Benar, ia hadir di media sosial. Tapi bukan untuk sekadar “berselfie dengan penderitaan”. Ia menunjukkan bahwa kamera bisa jadi saksi bukan hanya bagi pencitraan, tapi juga bagi cinta. Ia membela yang tertindas, menghibur yang tak bersuara, mengangkat yang hampir rebah. Ia tahu, “orang yang ringan tangan akan lebih dikenang daripada orang yang ringan mulut.” Ia terus bergerak dengan kerjanya menyatu bersama rakyat, walaupun terpaan wacana-wacana negatif bermunculan, namun tak menyurutkan langkah Dedi Mulyadi membela rakyat kecil “membujur lalu, melintang patah.” Tak jarang pula ia dihina, dicurigai, dianggap berlebihan, tapi ia terus melangkah. Seperti kata Melayu lama “ikan di laut, asam di darat, dalam belanga bertemu juga” yang jujur akan bertemu dengan takdir yang adil dan cinta rakyatnya semakin membara.
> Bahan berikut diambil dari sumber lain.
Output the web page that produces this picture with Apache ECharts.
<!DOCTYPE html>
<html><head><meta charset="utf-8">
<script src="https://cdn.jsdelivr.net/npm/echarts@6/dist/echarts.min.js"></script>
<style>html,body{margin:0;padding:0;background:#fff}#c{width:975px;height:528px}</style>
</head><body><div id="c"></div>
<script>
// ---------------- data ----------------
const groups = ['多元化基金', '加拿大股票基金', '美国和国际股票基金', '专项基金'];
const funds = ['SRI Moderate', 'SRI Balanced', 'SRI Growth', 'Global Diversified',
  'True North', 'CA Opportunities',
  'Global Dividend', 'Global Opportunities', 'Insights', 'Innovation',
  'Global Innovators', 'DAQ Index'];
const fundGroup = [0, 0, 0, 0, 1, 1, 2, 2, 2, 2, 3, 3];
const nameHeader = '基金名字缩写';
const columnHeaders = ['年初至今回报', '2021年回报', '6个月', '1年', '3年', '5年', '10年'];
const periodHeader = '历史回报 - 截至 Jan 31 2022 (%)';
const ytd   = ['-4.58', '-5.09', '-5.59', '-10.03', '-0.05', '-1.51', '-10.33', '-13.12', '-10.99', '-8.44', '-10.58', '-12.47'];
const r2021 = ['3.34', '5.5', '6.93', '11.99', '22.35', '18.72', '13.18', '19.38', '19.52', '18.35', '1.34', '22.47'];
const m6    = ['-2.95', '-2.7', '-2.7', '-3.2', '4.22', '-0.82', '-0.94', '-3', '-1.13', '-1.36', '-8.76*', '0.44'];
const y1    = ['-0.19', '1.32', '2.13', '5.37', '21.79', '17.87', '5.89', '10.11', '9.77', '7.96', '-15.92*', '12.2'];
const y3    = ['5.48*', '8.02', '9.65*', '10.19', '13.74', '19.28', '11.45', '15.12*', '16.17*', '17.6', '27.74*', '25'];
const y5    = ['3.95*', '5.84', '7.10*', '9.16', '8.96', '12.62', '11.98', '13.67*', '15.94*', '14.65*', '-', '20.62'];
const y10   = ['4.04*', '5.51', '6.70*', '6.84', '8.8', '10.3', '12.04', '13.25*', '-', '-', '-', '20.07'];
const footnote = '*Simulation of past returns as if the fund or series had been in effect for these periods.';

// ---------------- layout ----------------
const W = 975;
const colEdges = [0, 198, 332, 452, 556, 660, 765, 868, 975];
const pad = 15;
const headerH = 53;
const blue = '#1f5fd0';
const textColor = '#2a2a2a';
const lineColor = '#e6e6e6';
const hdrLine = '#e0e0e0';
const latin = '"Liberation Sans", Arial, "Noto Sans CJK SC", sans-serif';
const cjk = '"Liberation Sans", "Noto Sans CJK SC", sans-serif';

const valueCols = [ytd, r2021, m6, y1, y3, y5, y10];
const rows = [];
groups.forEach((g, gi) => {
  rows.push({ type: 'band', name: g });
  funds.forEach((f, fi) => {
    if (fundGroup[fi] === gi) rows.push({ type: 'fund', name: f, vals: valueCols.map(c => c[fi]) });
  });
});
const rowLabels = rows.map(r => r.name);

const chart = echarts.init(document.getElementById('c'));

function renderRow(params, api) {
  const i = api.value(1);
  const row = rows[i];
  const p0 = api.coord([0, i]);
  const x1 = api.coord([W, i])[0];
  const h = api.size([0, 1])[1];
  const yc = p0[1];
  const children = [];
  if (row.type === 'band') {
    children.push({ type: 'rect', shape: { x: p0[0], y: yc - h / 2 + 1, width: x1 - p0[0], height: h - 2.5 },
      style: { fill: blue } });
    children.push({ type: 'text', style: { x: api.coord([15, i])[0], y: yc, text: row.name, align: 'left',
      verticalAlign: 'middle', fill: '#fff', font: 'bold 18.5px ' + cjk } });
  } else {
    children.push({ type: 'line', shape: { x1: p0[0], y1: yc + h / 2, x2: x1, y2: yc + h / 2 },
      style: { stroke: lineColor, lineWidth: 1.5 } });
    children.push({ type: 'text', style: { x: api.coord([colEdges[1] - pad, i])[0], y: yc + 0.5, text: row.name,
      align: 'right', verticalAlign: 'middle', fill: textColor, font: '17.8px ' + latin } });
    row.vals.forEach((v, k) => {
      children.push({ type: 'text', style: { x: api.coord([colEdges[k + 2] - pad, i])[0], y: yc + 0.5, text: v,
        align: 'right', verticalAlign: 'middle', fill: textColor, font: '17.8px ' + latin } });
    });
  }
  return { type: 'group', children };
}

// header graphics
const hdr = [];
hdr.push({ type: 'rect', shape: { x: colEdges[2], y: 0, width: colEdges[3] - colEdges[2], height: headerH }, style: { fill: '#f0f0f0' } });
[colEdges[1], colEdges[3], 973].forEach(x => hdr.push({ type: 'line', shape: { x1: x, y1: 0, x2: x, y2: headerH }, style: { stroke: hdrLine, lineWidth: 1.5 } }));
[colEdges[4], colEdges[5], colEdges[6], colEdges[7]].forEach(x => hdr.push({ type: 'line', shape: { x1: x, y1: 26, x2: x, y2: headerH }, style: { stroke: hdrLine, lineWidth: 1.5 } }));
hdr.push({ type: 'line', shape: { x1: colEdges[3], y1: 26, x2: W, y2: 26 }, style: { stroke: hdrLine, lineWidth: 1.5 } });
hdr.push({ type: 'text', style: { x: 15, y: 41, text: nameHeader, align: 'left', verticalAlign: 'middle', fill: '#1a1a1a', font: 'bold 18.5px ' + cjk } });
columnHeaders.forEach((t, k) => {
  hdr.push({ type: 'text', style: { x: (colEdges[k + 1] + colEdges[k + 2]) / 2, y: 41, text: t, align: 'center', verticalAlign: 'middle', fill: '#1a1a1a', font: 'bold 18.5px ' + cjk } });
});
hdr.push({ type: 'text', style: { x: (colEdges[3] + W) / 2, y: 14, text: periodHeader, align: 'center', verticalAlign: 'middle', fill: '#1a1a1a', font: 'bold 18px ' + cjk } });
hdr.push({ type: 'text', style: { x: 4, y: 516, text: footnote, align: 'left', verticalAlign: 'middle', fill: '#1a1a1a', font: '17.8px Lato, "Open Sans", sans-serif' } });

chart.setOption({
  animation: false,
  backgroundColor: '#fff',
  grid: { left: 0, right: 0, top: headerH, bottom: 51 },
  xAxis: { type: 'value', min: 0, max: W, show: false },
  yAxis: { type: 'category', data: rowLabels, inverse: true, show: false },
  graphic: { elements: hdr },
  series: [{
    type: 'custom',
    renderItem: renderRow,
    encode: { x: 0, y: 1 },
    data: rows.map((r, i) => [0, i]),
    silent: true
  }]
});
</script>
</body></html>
Dedi Mulyadi seperti durian runtuh yang tak disangka oleh banyak orang. Ia datang dari bawah, bukan dari silsilah, bukan dari kongsi elit. Hal ini menyebabkan ia sulit dijinakkan. Ia berdiri di jalannya sendiri, dan itu membuat banyak penguasa gelisah. Rakyat kecil sepakat “walau hujan batu di negeri sendiri, lebih baik dari hujan emas di negeri orang.” Mereka rela ikut susah asal pemimpinnya punya marwah. Dedi Mulyadi tak gila kuasa. Ia bukan orang yang “menjunjung labu tak bertangkai” mengharap sesuatu yang tak pasti. Ia bukan haus jabatan, tapi jika jabatan itu datang, ia tahu itu amanah, bukan alat menindas.
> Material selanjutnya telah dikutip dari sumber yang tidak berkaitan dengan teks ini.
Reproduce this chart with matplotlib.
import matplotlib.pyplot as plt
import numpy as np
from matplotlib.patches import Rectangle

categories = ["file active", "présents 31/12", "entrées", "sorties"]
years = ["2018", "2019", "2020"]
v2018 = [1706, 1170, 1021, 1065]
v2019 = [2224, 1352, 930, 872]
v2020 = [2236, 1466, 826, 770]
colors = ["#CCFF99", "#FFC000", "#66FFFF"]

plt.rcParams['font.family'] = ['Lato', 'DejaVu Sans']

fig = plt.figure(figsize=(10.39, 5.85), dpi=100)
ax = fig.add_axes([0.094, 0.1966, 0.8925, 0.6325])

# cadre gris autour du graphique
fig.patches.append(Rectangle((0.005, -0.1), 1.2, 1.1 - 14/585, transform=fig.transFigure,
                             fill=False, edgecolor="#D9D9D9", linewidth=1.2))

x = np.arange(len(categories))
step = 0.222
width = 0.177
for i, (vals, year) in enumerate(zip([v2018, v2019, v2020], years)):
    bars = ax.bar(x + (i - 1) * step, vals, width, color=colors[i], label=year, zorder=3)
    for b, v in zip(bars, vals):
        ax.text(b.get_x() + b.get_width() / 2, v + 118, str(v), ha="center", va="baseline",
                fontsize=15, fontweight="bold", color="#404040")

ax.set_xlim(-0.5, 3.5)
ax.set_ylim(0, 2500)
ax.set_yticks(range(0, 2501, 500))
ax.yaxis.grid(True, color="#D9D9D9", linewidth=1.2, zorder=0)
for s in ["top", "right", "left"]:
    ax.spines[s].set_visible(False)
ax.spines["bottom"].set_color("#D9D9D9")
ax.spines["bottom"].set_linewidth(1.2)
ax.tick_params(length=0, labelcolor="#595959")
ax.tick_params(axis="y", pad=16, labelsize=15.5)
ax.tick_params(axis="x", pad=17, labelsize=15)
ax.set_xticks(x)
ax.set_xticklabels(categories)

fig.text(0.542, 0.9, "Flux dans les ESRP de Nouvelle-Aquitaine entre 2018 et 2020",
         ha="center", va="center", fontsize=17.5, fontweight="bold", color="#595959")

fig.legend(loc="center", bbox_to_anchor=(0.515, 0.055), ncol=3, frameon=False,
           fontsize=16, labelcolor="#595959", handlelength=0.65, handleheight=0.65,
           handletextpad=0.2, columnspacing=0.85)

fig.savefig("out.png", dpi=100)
Seorang pemimpin sejati, dalam pandangan Melayu, bukan orang yang hanya bersuara saat keadaan tenang. Tapi orang yang menjadi payung saat hujan deras, dan tetap berdiri saat yang lain lari berteduh. Dedi memilih jalan sunyi itu. Jalan yang tidak ramai sorak, tapi ramai berkah. Ia berjalan seperti air sungai yang tenang, mengalir pelan tapi pasti, menyuburkan setiap tanah yang dilaluinya, dan karena itu, rakyat mencintainya bukan karena terpaksa, tapi karena rasa.
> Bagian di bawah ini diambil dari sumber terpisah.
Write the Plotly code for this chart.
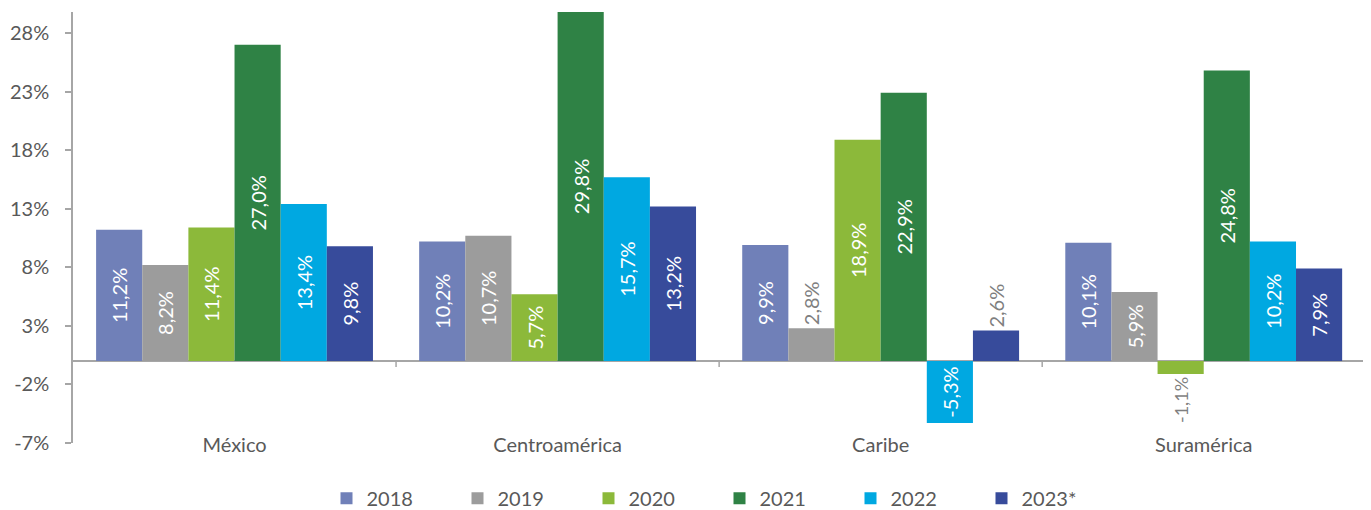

Barangkali kita tak semua bisa jadi Dedi Mulyadi, tapi seperti kata orang tua-tua kita “kalau tak dapat jadi bulan di langit, jadilah lilin di kamar”. Kita bisa memulai dari hal kecil, membantu sesama, membela yang lemah, menjaga budaya, dan menanam budi. Dedi Mulyadi seperti air menghilangkan dahaga yang selama ini kehausan sosok pemimpin sejati. Dalam sosok Dedi Mulyadi, kita melihat harapan yang belum padam. Bahwa politik bukan hanya soal menang dan kalah, tapi soal benar dan salah. Bahwa pemimpin bukan orang yang paling tinggi pangkatnya, tapi yang paling dalam cintanya kepada rakyatnya. Selama masih ada orang seperti Dedi Mulyadi, kita percaya, negeri ini belum sepenuhnya sesat arah.

Apa yang dilakukan Dedi Mulyadi menjadi energi semangat bagi pemimpin-pemimpin lainnya untuk membangun bangsa ini. Bangsa ini sangat hebat dan memiliki modal besar menjadi terdepan. Kita memiliki nilai-nilai budaya yang menjunjung dan memuliakan kemanusiaan. Tidak ada kata tidak bisa, tersebab kita terlahir dari rahim kebudayaan yang menjulam keselarasan untuk kesejahteraan masyarakat, dan Dedi Mulyadi telah membuktikan itu.

Hang Kafrawi adalah nama pena Muhammad Kafrawi dosen Program Studi Sastra Indonesia, FIB Universitas Lancang Kuning, Riau.